International human rights standards maintain that offensive, shocking or disturbing speech must be permitted. When states prosecute such expression, or invoke anti-terror legislation to silence criticism, they make our societies poorer, limiting dialogue and obstructing pluralism and diversity. Moreover, unfounded restrictions seed distrust towards authorities, delegitimising efforts to prevent genuine incitement to violence.
This does not mean there is no role for government in responding to terrorist speech. In May 2017, the UN Security Council adopted Resolution 2354, urging UN Member States to support positive and credible alternatives to audiences vulnerable to extremist messages.

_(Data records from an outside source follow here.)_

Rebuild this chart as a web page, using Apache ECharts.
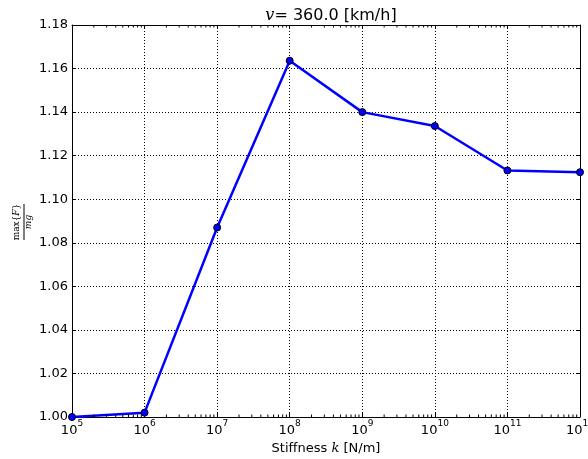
<!DOCTYPE html>
<html>
<head>
<meta charset="utf-8">
<script src="https://cdn.jsdelivr.net/npm/echarts@6/dist/echarts.min.js"></script>
<style>
  html, body { margin: 0; padding: 0; background: #fff; }
  #chart { width: 588px; height: 459px; }
</style>
</head>
<body>
<div id="chart"></div>
<script>
// stiffness values (N/m) and normalised max force
const stiffness = [1e5, 1e6, 1e7, 1e8, 1e9, 1e10, 1e11, 1e12];
const maxForce = [1.000, 1.002, 1.087, 1.1636, 1.140, 1.1336, 1.1132, 1.1124];
const yTicks = [1.00, 1.02, 1.04, 1.06, 1.08, 1.10, 1.12, 1.14, 1.16, 1.18];
const decades = [5, 6, 7, 8, 9, 10, 11, 12];

const X_MIN = 1e5, X_MAX = 1e12;
const Y_MIN = yTicks[0], Y_MAX = yTicks[yTicks.length - 1];

// minor ticks on the log axis (2..9 x 10^n)
const minorTicks = [];
decades.slice(0, -1).forEach(d => {
  for (let m = 2; m <= 9; m++) minorTicks.push(m * Math.pow(10, d));
});

const FONT = 'DejaVu Sans';
const tickText = { color: '#000', fontFamily: FONT, fontSize: 13 };
const dotted = { show: true, lineStyle: { color: '#000', width: 1, type: [1, 2] } };

const chart = echarts.init(document.getElementById('chart'), null, { renderer: 'canvas' });

chart.setOption({
  animation: false,
  backgroundColor: '#fff',
  title: {
    text: '{i|v}{n|= 360.0 [km/h]}',
    left: 326,
    textAlign: 'center',
    top: 3,
    textStyle: {
      fontWeight: 'normal',
      rich: {
        i: { fontFamily: 'DejaVu Serif', fontStyle: 'italic', fontWeight: 'normal', fontSize: 16, color: '#000' },
        n: { fontFamily: FONT, fontWeight: 'normal', fontSize: 16, color: '#000' }
      }
    }
  },
  grid: { left: 72, right: 8, top: 25, bottom: 42, containLabel: false, outerBoundsMode: 'none' },
  xAxis: [
    {
      type: 'log',
      logBase: 10,
      min: X_MIN,
      max: X_MAX,
      splitNumber: 7,
      name: '{n|Stiffness }{i|k}{n| [N/m]}',
      nameLocation: 'middle',
      nameGap: 24,
      nameTextStyle: {
        rich: {
          n: { fontFamily: FONT, fontSize: 13, color: '#000' },
          i: { fontFamily: 'DejaVu Serif', fontStyle: 'italic', fontSize: 13, color: '#000' }
        }
      },
      axisLine: { show: true, onZero: false, lineStyle: { color: '#000', width: 1 } },
      axisTick: { show: true, inside: true, length: 4, lineStyle: { color: '#000' } },
      axisLabel: {
        margin: 2,
        formatter: v => '{b|10}{s|' + Math.round(Math.log10(v)) + '}',
        rich: {
          b: { ...tickText, padding: [5, 0, 0, 0] },
          s: { ...tickText, fontSize: 9, verticalAlign: 'top' }
        },
        showMinLabel: true,
        showMaxLabel: true
      },
      splitLine: dotted
    },
    {
      type: 'log',
      logBase: 10,
      min: X_MIN,
      max: X_MAX,
      splitNumber: 7,
      position: 'top',
      axisLine: { show: true, onZero: false, lineStyle: { color: '#000', width: 1 } },
      axisTick: { show: true, inside: true, length: 4, lineStyle: { color: '#000' } },
      axisLabel: { show: false },
      splitLine: { show: false }
    }
  ],
  yAxis: [
    {
      type: 'value',
      min: Y_MIN,
      max: Y_MAX,
      interval: 0.02,
      axisLine: { show: true, onZero: false, lineStyle: { color: '#000', width: 1 } },
      axisTick: { show: true, inside: true, length: 4, lineStyle: { color: '#000' } },
      axisLabel: { ...tickText, margin: 4, formatter: v => v.toFixed(2) },
      splitLine: dotted
    },
    {
      type: 'value',
      min: Y_MIN,
      max: Y_MAX,
      interval: 0.02,
      position: 'right',
      axisLine: { show: true, onZero: false, lineStyle: { color: '#000', width: 1 } },
      axisTick: { show: true, inside: true, length: 4, lineStyle: { color: '#000' } },
      axisLabel: { show: false },
      splitLine: { show: false }
    }
  ],
  series: [
    {
      type: 'line',
      data: stiffness.map((k, i) => [k, maxForce[i]]),
      lineStyle: { color: '#0000ff', width: 2.5 },
      symbol: 'circle',
      symbolSize: 7,
      itemStyle: { color: '#0000ff', borderColor: '#000', borderWidth: 1 },
      clip: true,
      z: 5
    },
    {
      // log minor ticks, top and bottom, pointing inwards
      type: 'custom',
      silent: true,
      z: 6,
      data: minorTicks.map(v => [v, Y_MIN]),
      renderItem: (params, api) => {
        const v = api.value(0);
        const b = api.coord([v, Y_MIN]);
        const t = api.coord([v, Y_MAX]);
        const style = { stroke: '#000', lineWidth: 1 };
        return {
          type: 'group',
          children: [
            { type: 'line', shape: { x1: b[0], y1: b[1], x2: b[0], y2: b[1] - 2.5 }, style },
            { type: 'line', shape: { x1: t[0], y1: t[1], x2: t[0], y2: t[1] + 2.5 }, style }
          ]
        };
      }
    }
  ],
  graphic: [
    {
      // y axis label: max{F} / mg, rotated
      type: 'group',
      x: 24,
      y: 222,
      rotation: Math.PI / 2,
      children: [
        {
          type: 'text',
          x: 0,
          y: -7,
          style: {
            text: 'max{{i|F}}',
            fontFamily: 'DejaVu Serif',
            fontSize: 9,
            fill: '#000',
            align: 'center',
            verticalAlign: 'middle',
            rich: { i: { fontFamily: 'DejaVu Serif', fontStyle: 'italic', fontSize: 9, fill: '#000' } }
          }
        },
        { type: 'line', shape: { x1: -18, y1: 0, x2: 18, y2: 0 }, style: { stroke: '#000', lineWidth: 1 } },
        {
          type: 'text',
          x: 0,
          y: 5,
          style: {
            text: 'mg',
            fontFamily: 'DejaVu Serif',
            fontStyle: 'italic',
            fontSize: 9,
            fill: '#000',
            align: 'center',
            verticalAlign: 'middle'
          }
        }
      ]
    }
  ]
});
</script>
</body>
</html>
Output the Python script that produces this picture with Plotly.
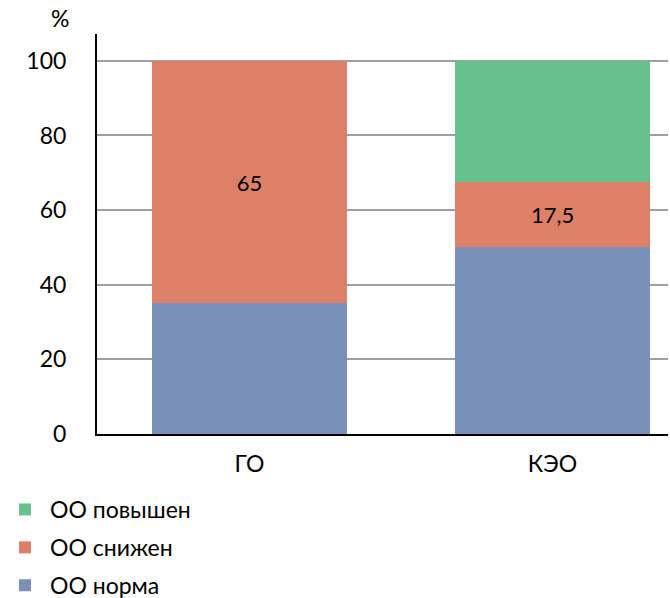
import plotly.graph_objects as go

categories = ["ГО", "КЭО"]
norma = [35, 50]
snizhen = [65, 17.5]
povyshen = [0, 32.5]
snizhen_labels = ["65", "17,5"]
y_ticks = [0, 20, 40, 60, 80, 100]

FONT = "Lato, Open Sans, sans-serif"
C_NORMA = "#7A90B8"
C_SNIZ = "#DC8068"
C_POV = "#67C18D"

fig = go.Figure()
fig.add_trace(go.Bar(x=categories, y=norma, name="ОО норма", marker=dict(color=C_NORMA, line=dict(width=0)),
                     legendgroup="a", legendrank=3))
fig.add_trace(go.Bar(x=categories, y=snizhen, name="ОО снижен", marker=dict(color=C_SNIZ, line=dict(width=0)),
                     text=snizhen_labels, textposition="inside", insidetextanchor="middle",
                     textfont=dict(size=22, color="black", family=FONT), legendgroup="b", legendrank=2))
fig.add_trace(go.Bar(x=categories, y=povyshen, name="ОО повышен", marker=dict(color=C_POV, line=dict(width=0)),
                     legendgroup="c", legendrank=1))

fig.update_layout(
    barmode="stack",
    bargap=1 - 0.644,
    width=670, height=598,
    margin=dict(l=97, r=2, t=34, b=164, autoexpand=False),
    plot_bgcolor="white", paper_bgcolor="white",
    font=dict(family=FONT, size=23, color="black"),
    showlegend=True,
    legend=dict(x=0.0, xref="container", xanchor="left", y=1 - 488 / 598, yref="container", yanchor="top",
                traceorder="grouped", tracegroupgap=5,
                font=dict(size=23, family=FONT), itemwidth=40),
    xaxis=dict(range=[-0.503, 1.381], showline=True, linecolor="black", linewidth=2,
               ticks="", showgrid=False, tickfont=dict(size=23), ticklabelstandoff=8),
    yaxis=dict(range=[0, 107.2], tickvals=y_ticks, showline=True, linecolor="black", linewidth=2,
               ticks="", showgrid=True, gridcolor="#a0a0a0", gridwidth=1.5, zeroline=False,
               tickfont=dict(size=23), ticklabelstandoff=24),
    annotations=[dict(text="%", xref="paper", yref="paper", x=-0.065, y=1.0, xanchor="center",
                      yanchor="bottom", showarrow=False, font=dict(size=23))],
)

fig.write_html("out.html")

Overly broad restrictions on ‘terrorist’ are not only a human rights violation; they are also unlikely to prevent violence as they fail to recognise the complexity of radicalisation. The work of civil society organisations and human rights watchdogs in monitoring and exposing governments’ misuse of anti-terrorism legislation to restrict freedom of expression is thus essential. However, their work would be strengthened by a clear evidence base demonstrating the effectiveness of non-legislative approaches to challenging terrorist, extremist or divisive content. This requires broad cooperation between tech companies, academia and civil society, underpinned by state support, to measure the impact of the recent proliferation of counter narrative initiatives; and ensure such approaches comply with human rights.